Depois daquela conversa que leva-nos para um lugar onde não temos conhecimento e nos faz imaginar tantas coisas fomos revigorar as energias no rio. No caminho passamos por uma ponte onde passava um córrego. O sol já estava a se pôr, era tudo o que precisávamos. Com aquela imagem do sol se pondo, o céu alaranjado, depois de uma conversa rica de sentimentos e memórias o dia de domingo foi pintado do modo mais belo e sutil. Passamos alguns minutos naquele cenário, tudo precisava ficar bem guardado em nossas memórias.
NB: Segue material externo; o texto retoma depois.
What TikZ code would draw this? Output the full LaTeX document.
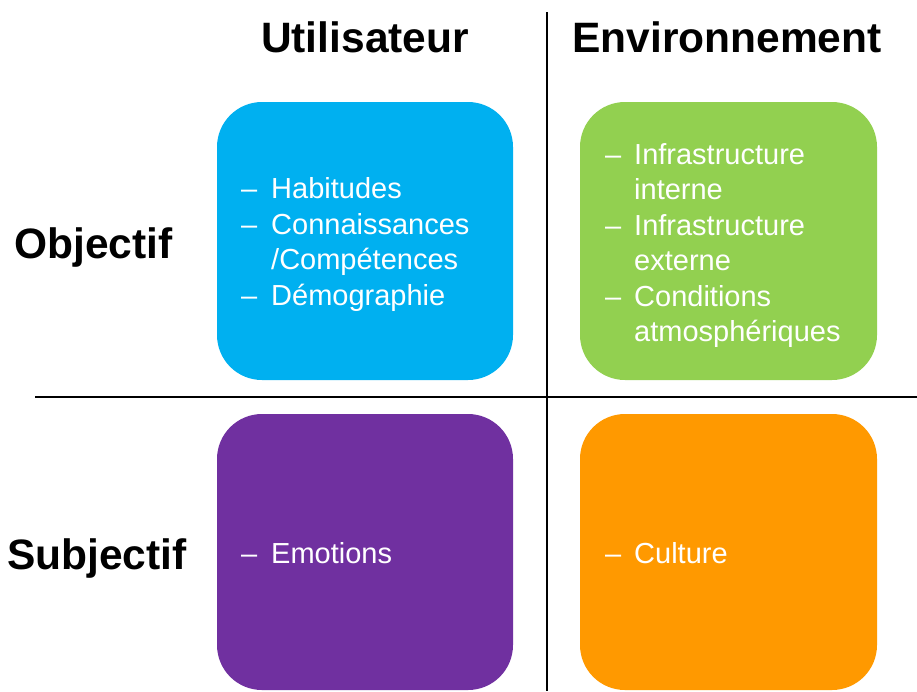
\documentclass[tikz,border=0pt]{standalone}
\usepackage{fontspec}
\setmainfont{Liberation Sans}
\definecolor{cblue}{HTML}{00B0F0}
\definecolor{cgreen}{HTML}{92D050}
\definecolor{cpurple}{HTML}{7030A0}
\definecolor{corange}{HTML}{FF9900}
\begin{document}
\begin{tikzpicture}[x=1pt,y=-1pt,
  card/.style={rounded corners=45pt},
  head/.style={font=\fontsize{42.5}{48}\selectfont\bfseries, inner sep=0pt, anchor=base},
  item/.style={font=\fontsize{29}{35}\selectfont, text=white, inner sep=0pt, anchor=base west},
  divider/.style={line width=2pt, black}]
\useasboundingbox (0,0) rectangle (917,691);
% boxes
\fill[cblue, card] (217,102) rectangle (513,380);
\fill[cgreen, card] (580,102) rectangle (877,380);
\fill[cpurple, card] (217,414) rectangle (513,690);
\fill[corange, card] (580,414) rectangle (877,690);
% dividers
\coordinate (vtop) at (547,12);
\coordinate (vbot) at (547,691);
\coordinate (hl) at (35,397);
\coordinate (hr) at (917,397);
\draw[divider] (vtop) -- (vbot);
\draw[divider] (hl) -- (hr);
% headings
\node[head] (util) at (365,52) {Utilisateur};
\node[head] (env) at (727,52) {Environnement};
\node[head, anchor=base west] (obj) at (14,258) {Objectif};
\node[head, anchor=base west] (subj) at (7,569) {Subjectif};
% blue items
\node[item] (bd1) at (241,198) {–};
\node[item] (b1) at (271,198) {Habitudes};
\node[item] (bd2) at (241,234) {–};
\node[item] (b2) at (271,234) {Connaissances};
\node[item] (b3) at (271,269.5) {/Compétences};
\node[item] (bd4) at (241,305) {–};
\node[item] (b4) at (271,305) {Démographie};
% green items
\node[item] (gd1) at (605,164) {–};
\node[item] (g1) at (634,164) {Infrastructure};
\node[item] (g2) at (634,199.5) {interne};
\node[item] (gd3) at (605,235) {–};
\node[item] (g3) at (634,235) {Infrastructure};
\node[item] (g4) at (634,270.5) {externe};
\node[item] (gd5) at (605,306) {–};
\node[item] (g5) at (634,306) {Conditions};
\node[item] (g6) at (634,341.5) {atmosphériques};
% purple / orange
\node[item] (pd1) at (241,563) {–};
\node[item] (p1) at (271,563) {Emotions};
\node[item] (od1) at (605,563) {–};
\node[item] (o1) at (634,563) {Culture};
\end{tikzpicture}
\end{document}
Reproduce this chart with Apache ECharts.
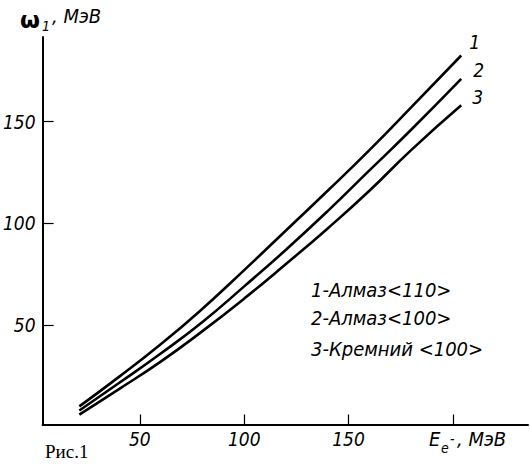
<!DOCTYPE html>
<html>
<head>
<meta charset="utf-8">
<script src="https://cdn.jsdelivr.net/npm/echarts@6/dist/echarts.min.js"></script>
<style>
  html, body { margin: 0; padding: 0; background: #fff; }
  #chart { width: 530px; height: 465px; }
</style>
</head>
<body>
<div id="chart"></div>
<script>
// electron energy, MeV
var energy = [21, 40, 60, 80, 100, 120, 140, 160, 180, 204];
// omega_1, MeV
var almaz110 = [10, 24.5, 40.5, 58, 77, 96.5, 116, 136, 157, 182.5];
var almaz100 = [8, 21.5, 36, 51.5, 69, 87, 106, 126, 146, 171];
var kremnij100 = [6, 18.5, 32, 47, 63, 80, 97.5, 116, 136, 158];
var curveNames = ["1", "2", "3"];
var legendLines = ["1-Алмаз<110>", "2-Алмаз<100>", "3-Кремний <100>"];
var xTicks = [50, 100, 150, 200];
var xLabels = [50, 100, 150];
var yTicks = [50, 100, 150];

var FONT = "'Liberation Sans Narrow', 'DejaVu Sans Condensed', 'Liberation Sans', sans-serif";

function pairs(ys) {
  return ys.map(function (y, i) { return [energy[i], y]; });
}

function curve(name, ys, offset) {
  return {
    name: name,
    type: "line",
    data: pairs(ys),
    smooth: true,
    symbol: "none",
    silent: true,
    lineStyle: { color: "#000", width: 2.6 },
    endLabel: {
      show: true,
      formatter: name,
      offset: offset,
      color: "#000",
      fontFamily: FONT,
      fontStyle: "italic",
      fontSize: 19
    }
  };
}

var chart = echarts.init(document.getElementById("chart"), null, { renderer: "svg" });

var textStyle = { fill: "#000", fontFamily: FONT, fontStyle: "italic", fontSize: 20 };
var smallStyle = { fill: "#000", fontFamily: FONT, fontStyle: "italic", fontSize: 14 };

var graphics = [
  { type: "text", left: 20, top: 8, style: { text: "ω", fill: "#000", font: "bold 23px 'DejaVu Sans', sans-serif" } },
  { type: "text", left: 42, top: 19, style: Object.assign({ text: "1" }, smallStyle) },
  { type: "text", left: 52, top: 6, style: Object.assign({ text: ", МэВ" }, textStyle) },
  { type: "text", left: 429, top: 429, style: Object.assign({ text: "E" }, textStyle) },
  { type: "text", left: 441, top: 441, style: Object.assign({ text: "e" }, smallStyle) },
  { type: "text", left: 450, top: 432, style: Object.assign({ text: "-" }, smallStyle) },
  { type: "text", left: 457, top: 429, style: Object.assign({ text: ", МэВ" }, textStyle) },
  { type: "text", left: 45, top: 442, style: { text: "Рис.1", fill: "#000", fontFamily: "'Liberation Serif', serif", fontSize: 19 } }
];
legendLines.forEach(function (t, i) {
  graphics.push({ type: "text", left: 311, top: [280, 308, 339][i], style: Object.assign({ text: t }, textStyle) });
});

chart.setOption({
  animation: false,
  backgroundColor: "#fff",
  grid: { left: 42.5, top: 37, right: 2, bottom: 40.5, containLabel: false },
  xAxis: {
    type: "value",
    min: 3.4,
    max: 236,
    axisLine: { lineStyle: { color: "#000", width: 2 } },
    axisTick: { show: true, inside: true, length: 10, customValues: xTicks, lineStyle: { color: "#000", width: 1.2 } },
    axisLabel: {
      customValues: xLabels,
      margin: 5,
      color: "#000",
      fontFamily: FONT,
      fontStyle: "italic",
      fontSize: 19
    },
    splitLine: { show: false }
  },
  yAxis: {
    type: "value",
    min: 1.1,
    max: 191.6,
    axisLine: { show: true, lineStyle: { color: "#000", width: 2 } },
    axisTick: { show: true, inside: true, length: 11, customValues: yTicks, lineStyle: { color: "#000", width: 1.2 } },
    axisLabel: {
      customValues: yTicks,
      margin: 7,
      color: "#000",
      fontFamily: FONT,
      fontStyle: "italic",
      fontSize: 19
    },
    splitLine: { show: false }
  },
  series: [
    curve(curveNames[0], almaz110, [0, -14]),
    curve(curveNames[1], almaz100, [4, -9]),
    curve(curveNames[2], kremnij100, [3, -8])
  ],
  graphic: graphics
});
</script>
</body>
</html>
Na volta passamos pela casa de Roberta a agradecemos, com um sorriso no rosto disse que quem agradecia era ela e nos convidou para seu aniversário no final do mês. A gentileza e a espontaneidade nos deixaram fascinados. Dissemos não um “Adeus”, mas sim um “Até breve”. A real vontade era ficar mais um tempo ali escutando as belas histórias daquela pequena localidade, no entanto tivemos que retornar. No caminho de volta, a olhar a paisagem que passava rapidamente, o sorriso e a alegria de Aiá eram as imagens que ficavam gravadas em nossas mentes.